Com a sua namorada Charlie, em Honolulu / © D.R. 

Eric Abreu não tem filhos e, na única ocasião em que se casou, em 1979, separou-se no mesmo ano. Hoje em dia, reformado, leva uma dolce vita. Mora em Honolulu, no paradisíaco Havai, com a sua namorada nativa, Charlie. Joga golfe com frequência (é 8 de handicap), sendo membro do Honolulu Country Club, e quando se chateia vem umas semanas para Portugal, onde tem uma casa em Algoz, no Algarve, aproveitando para rever amigos, incluindo os das famílias de Melo Gouveia, Jóia ou Tiago Rodrigues. Faz, aliás, questão de acompanhar e de se manter em contacto com os golfistas portugueses que ajudou a ir para os EUA. 

“Tornou-se um grande amigo da família, fazemos sempre jantares com ele”, diz José Maria Jóia. E Tiago Rodrigues: “Desde de que nos conhecemos, o Eric, não só ficou meu amigo, como de toda a minha família. No primeiro Verão que voltei da Rollins de férias, o Eric e a Charlie vieram a Portugal e ficaram em nossa casa por alguns dias, e foi interessantíssimo mostrar-lhes esta parte de Portugal e ouvir do Eric todas as suas histórias que viveu no futebol em todo o mundo.” 

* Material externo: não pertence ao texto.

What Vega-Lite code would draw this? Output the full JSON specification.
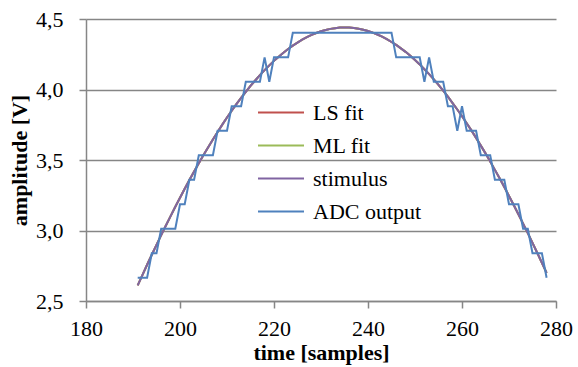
{
 "$schema": "https://vega.github.io/schema/vega-lite/v6.json",
 "width": 470, "height": 282,
 "autosize": {"type": "none"},
 "padding": {"left": 86, "top": 19, "right": 22, "bottom": 66},
 "background": "white",
 "config": {"view": {"stroke": null}, "font": "Liberation Serif"},
 "data": {"values": [
  {"t":191,"LS fit":2.611,"ML fit":2.611,"stimulus":2.611,"ADC output":2.665},
  {"t":192,"LS fit":2.684,"ML fit":2.684,"stimulus":2.684,"ADC output":2.665},
  {"t":193,"LS fit":2.757,"ML fit":2.757,"stimulus":2.757,"ADC output":2.665},
  {"t":194,"LS fit":2.828,"ML fit":2.828,"stimulus":2.828,"ADC output":2.839},
  {"t":195,"LS fit":2.898,"ML fit":2.898,"stimulus":2.898,"ADC output":2.839},
  {"t":196,"LS fit":2.967,"ML fit":2.967,"stimulus":2.967,"ADC output":3.012},
  {"t":197,"LS fit":3.035,"ML fit":3.035,"stimulus":3.035,"ADC output":3.012},
  {"t":198,"LS fit":3.102,"ML fit":3.102,"stimulus":3.102,"ADC output":3.012},
  {"t":199,"LS fit":3.168,"ML fit":3.168,"stimulus":3.168,"ADC output":3.012},
  {"t":200,"LS fit":3.232,"ML fit":3.232,"stimulus":3.232,"ADC output":3.186},
  {"t":201,"LS fit":3.296,"ML fit":3.296,"stimulus":3.296,"ADC output":3.186},
  {"t":202,"LS fit":3.358,"ML fit":3.358,"stimulus":3.358,"ADC output":3.360},
  {"t":203,"LS fit":3.418,"ML fit":3.418,"stimulus":3.418,"ADC output":3.360},
  {"t":204,"LS fit":3.477,"ML fit":3.477,"stimulus":3.477,"ADC output":3.534},
  {"t":205,"LS fit":3.535,"ML fit":3.535,"stimulus":3.535,"ADC output":3.534},
  {"t":206,"LS fit":3.591,"ML fit":3.591,"stimulus":3.591,"ADC output":3.534},
  {"t":207,"LS fit":3.646,"ML fit":3.646,"stimulus":3.646,"ADC output":3.534},
  {"t":208,"LS fit":3.699,"ML fit":3.699,"stimulus":3.699,"ADC output":3.707},
  {"t":209,"LS fit":3.751,"ML fit":3.751,"stimulus":3.751,"ADC output":3.707},
  {"t":210,"LS fit":3.801,"ML fit":3.801,"stimulus":3.801,"ADC output":3.707},
  {"t":211,"LS fit":3.849,"ML fit":3.849,"stimulus":3.849,"ADC output":3.881},
  {"t":212,"LS fit":3.896,"ML fit":3.896,"stimulus":3.896,"ADC output":3.881},
  {"t":213,"LS fit":3.940,"ML fit":3.940,"stimulus":3.940,"ADC output":3.881},
  {"t":214,"LS fit":3.983,"ML fit":3.983,"stimulus":3.983,"ADC output":4.055},
  {"t":215,"LS fit":4.025,"ML fit":4.025,"stimulus":4.025,"ADC output":4.055},
  {"t":216,"LS fit":4.064,"ML fit":4.064,"stimulus":4.064,"ADC output":4.055},
  {"t":217,"LS fit":4.102,"ML fit":4.102,"stimulus":4.102,"ADC output":4.055},
  {"t":218,"LS fit":4.137,"ML fit":4.137,"stimulus":4.137,"ADC output":4.228},
  {"t":219,"LS fit":4.171,"ML fit":4.171,"stimulus":4.171,"ADC output":4.055},
  {"t":220,"LS fit":4.203,"ML fit":4.203,"stimulus":4.203,"ADC output":4.228},
  {"t":221,"LS fit":4.233,"ML fit":4.233,"stimulus":4.233,"ADC output":4.228},
  {"t":222,"LS fit":4.261,"ML fit":4.261,"stimulus":4.261,"ADC output":4.228},
  {"t":223,"LS fit":4.287,"ML fit":4.287,"stimulus":4.287,"ADC output":4.228},
  {"t":224,"LS fit":4.311,"ML fit":4.311,"stimulus":4.311,"ADC output":4.402},
  {"t":225,"LS fit":4.333,"ML fit":4.333,"stimulus":4.333,"ADC output":4.402},
  {"t":226,"LS fit":4.353,"ML fit":4.353,"stimulus":4.353,"ADC output":4.402},
  {"t":227,"LS fit":4.371,"ML fit":4.371,"stimulus":4.371,"ADC output":4.402},
  {"t":228,"LS fit":4.387,"ML fit":4.387,"stimulus":4.387,"ADC output":4.402},
  {"t":229,"LS fit":4.401,"ML fit":4.401,"stimulus":4.401,"ADC output":4.402},
  {"t":230,"LS fit":4.413,"ML fit":4.413,"stimulus":4.413,"ADC output":4.402},
  {"t":231,"LS fit":4.422,"ML fit":4.422,"stimulus":4.422,"ADC output":4.402},
  {"t":232,"LS fit":4.430,"ML fit":4.430,"stimulus":4.430,"ADC output":4.402},
  {"t":233,"LS fit":4.435,"ML fit":4.435,"stimulus":4.435,"ADC output":4.402},
  {"t":234,"LS fit":4.439,"ML fit":4.439,"stimulus":4.439,"ADC output":4.402},
  {"t":235,"LS fit":4.440,"ML fit":4.440,"stimulus":4.440,"ADC output":4.402},
  {"t":236,"LS fit":4.439,"ML fit":4.439,"stimulus":4.439,"ADC output":4.402},
  {"t":237,"LS fit":4.436,"ML fit":4.436,"stimulus":4.436,"ADC output":4.402},
  {"t":238,"LS fit":4.431,"ML fit":4.431,"stimulus":4.431,"ADC output":4.402},
  {"t":239,"LS fit":4.424,"ML fit":4.424,"stimulus":4.424,"ADC output":4.402},
  {"t":240,"LS fit":4.415,"ML fit":4.415,"stimulus":4.415,"ADC output":4.402},
  {"t":241,"LS fit":4.403,"ML fit":4.403,"stimulus":4.403,"ADC output":4.402},
  {"t":242,"LS fit":4.390,"ML fit":4.390,"stimulus":4.390,"ADC output":4.402},
  {"t":243,"LS fit":4.375,"ML fit":4.375,"stimulus":4.375,"ADC output":4.402},
  {"t":244,"LS fit":4.357,"ML fit":4.357,"stimulus":4.357,"ADC output":4.402},
  {"t":245,"LS fit":4.337,"ML fit":4.337,"stimulus":4.337,"ADC output":4.402},
  {"t":246,"LS fit":4.316,"ML fit":4.316,"stimulus":4.316,"ADC output":4.228},
  {"t":247,"LS fit":4.292,"ML fit":4.292,"stimulus":4.292,"ADC output":4.228},
  {"t":248,"LS fit":4.267,"ML fit":4.267,"stimulus":4.267,"ADC output":4.228},
  {"t":249,"LS fit":4.239,"ML fit":4.239,"stimulus":4.239,"ADC output":4.228},
  {"t":250,"LS fit":4.209,"ML fit":4.209,"stimulus":4.209,"ADC output":4.228},
  {"t":251,"LS fit":4.178,"ML fit":4.178,"stimulus":4.178,"ADC output":4.228},
  {"t":252,"LS fit":4.144,"ML fit":4.144,"stimulus":4.144,"ADC output":4.055},
  {"t":253,"LS fit":4.109,"ML fit":4.109,"stimulus":4.109,"ADC output":4.228},
  {"t":254,"LS fit":4.072,"ML fit":4.072,"stimulus":4.072,"ADC output":4.055},
  {"t":255,"LS fit":4.033,"ML fit":4.033,"stimulus":4.033,"ADC output":4.055},
  {"t":256,"LS fit":3.992,"ML fit":3.992,"stimulus":3.992,"ADC output":4.055},
  {"t":257,"LS fit":3.949,"ML fit":3.949,"stimulus":3.949,"ADC output":3.881},
  {"t":258,"LS fit":3.904,"ML fit":3.904,"stimulus":3.904,"ADC output":3.881},
  {"t":259,"LS fit":3.858,"ML fit":3.858,"stimulus":3.858,"ADC output":3.707},
  {"t":260,"LS fit":3.810,"ML fit":3.810,"stimulus":3.810,"ADC output":3.881},
  {"t":261,"LS fit":3.761,"ML fit":3.761,"stimulus":3.761,"ADC output":3.707},
  {"t":262,"LS fit":3.710,"ML fit":3.710,"stimulus":3.710,"ADC output":3.707},
  {"t":263,"LS fit":3.657,"ML fit":3.657,"stimulus":3.657,"ADC output":3.707},
  {"t":264,"LS fit":3.602,"ML fit":3.602,"stimulus":3.602,"ADC output":3.534},
  {"t":265,"LS fit":3.547,"ML fit":3.547,"stimulus":3.547,"ADC output":3.534},
  {"t":266,"LS fit":3.489,"ML fit":3.489,"stimulus":3.489,"ADC output":3.534},
  {"t":267,"LS fit":3.430,"ML fit":3.430,"stimulus":3.430,"ADC output":3.360},
  {"t":268,"LS fit":3.370,"ML fit":3.370,"stimulus":3.370,"ADC output":3.360},
  {"t":269,"LS fit":3.308,"ML fit":3.308,"stimulus":3.308,"ADC output":3.360},
  {"t":270,"LS fit":3.245,"ML fit":3.245,"stimulus":3.245,"ADC output":3.186},
  {"t":271,"LS fit":3.181,"ML fit":3.181,"stimulus":3.181,"ADC output":3.186},
  {"t":272,"LS fit":3.115,"ML fit":3.115,"stimulus":3.115,"ADC output":3.186},
  {"t":273,"LS fit":3.049,"ML fit":3.049,"stimulus":3.049,"ADC output":3.012},
  {"t":274,"LS fit":2.981,"ML fit":2.981,"stimulus":2.981,"ADC output":3.012},
  {"t":275,"LS fit":2.912,"ML fit":2.912,"stimulus":2.912,"ADC output":2.839},
  {"t":276,"LS fit":2.842,"ML fit":2.842,"stimulus":2.842,"ADC output":2.839},
  {"t":277,"LS fit":2.771,"ML fit":2.771,"stimulus":2.771,"ADC output":2.839},
  {"t":278,"LS fit":2.699,"ML fit":2.699,"stimulus":2.699,"ADC output":2.665}
 ]},
 "transform": [{"fold": ["LS fit", "ML fit", "stimulus", "ADC output"], "as": ["series", "v"]}],
 "mark": {"type": "line", "strokeWidth": 2},
 "encoding": {
  "x": {"field": "t", "type": "quantitative",
   "scale": {"domain": [180, 280], "nice": false, "zero": false},
   "axis": {"values": [180, 200, 220, 240, 260, 280], "title": "time [samples]", "grid": false,
    "domainColor": "#868686", "domainWidth": 1.5, "tickColor": "#868686", "tickWidth": 1.5, "tickSize": 7,
    "labelFont": "Liberation Serif", "labelFontSize": 22, "labelColor": "#000000", "labelPadding": 10,
    "labelFlush": false,
    "titleFont": "Liberation Serif", "titleFontSize": 22, "titleFontWeight": "bold", "titleColor": "#000000", "titlePadding": 3}},
  "y": {"field": "v", "type": "quantitative",
   "scale": {"domain": [2.5, 4.5], "nice": false, "zero": false},
   "axis": {"values": [2.5, 3, 3.5, 4, 4.5], "title": "amplitude [V]",
    "labelExpr": "replace(format(datum.value, '.1f'), '.', ',')",
    "grid": true, "gridColor": "#868686", "gridWidth": 1.5,
    "domainColor": "#868686", "domainWidth": 1.5, "tickColor": "#868686", "tickWidth": 1.5, "tickSize": 7,
    "labelFont": "Liberation Serif", "labelFontSize": 22, "labelColor": "#000000", "labelPadding": 16,
    "labelFlush": false,
    "titleFont": "Liberation Serif", "titleFontSize": 22, "titleFontWeight": "bold", "titleColor": "#000000", "titlePadding": 4}},
  "color": {"field": "series", "type": "nominal",
   "scale": {"domain": ["LS fit", "ML fit", "stimulus", "ADC output"], "range": ["#C0504D", "#9BBB59", "#8064A2", "#4F81BD"]},
   "legend": {"title": null, "orient": "none", "legendX": 171, "legendY": 77,
    "symbolType": "stroke", "symbolSize": 2116, "symbolStrokeWidth": 2,
    "labelFont": "Liberation Serif", "labelFontSize": 22, "labelColor": "#000000", "labelOffset": 8,
    "clipHeight": 33, "rowPadding": 0, "padding": 0}}
 }
}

“Tento ajudar os miúdos, porque, na minha juventude, também eu fui ajudado e também eu queria conhecer outros países”, afirma Eric Abreu. “Gosto de abrir portas para os mais jovens e, se um dia mais tarde eles tiveram sucesso nas suas profissões, irei gostar de pensar que dei a minha pequena contribuição. Gostava de ver o Ricardo [Melo Gouveia] ganhar o Portugal Masters. Acho que ele vai ser muito bom, tem todas as ferramentas para ser um grande jogador.”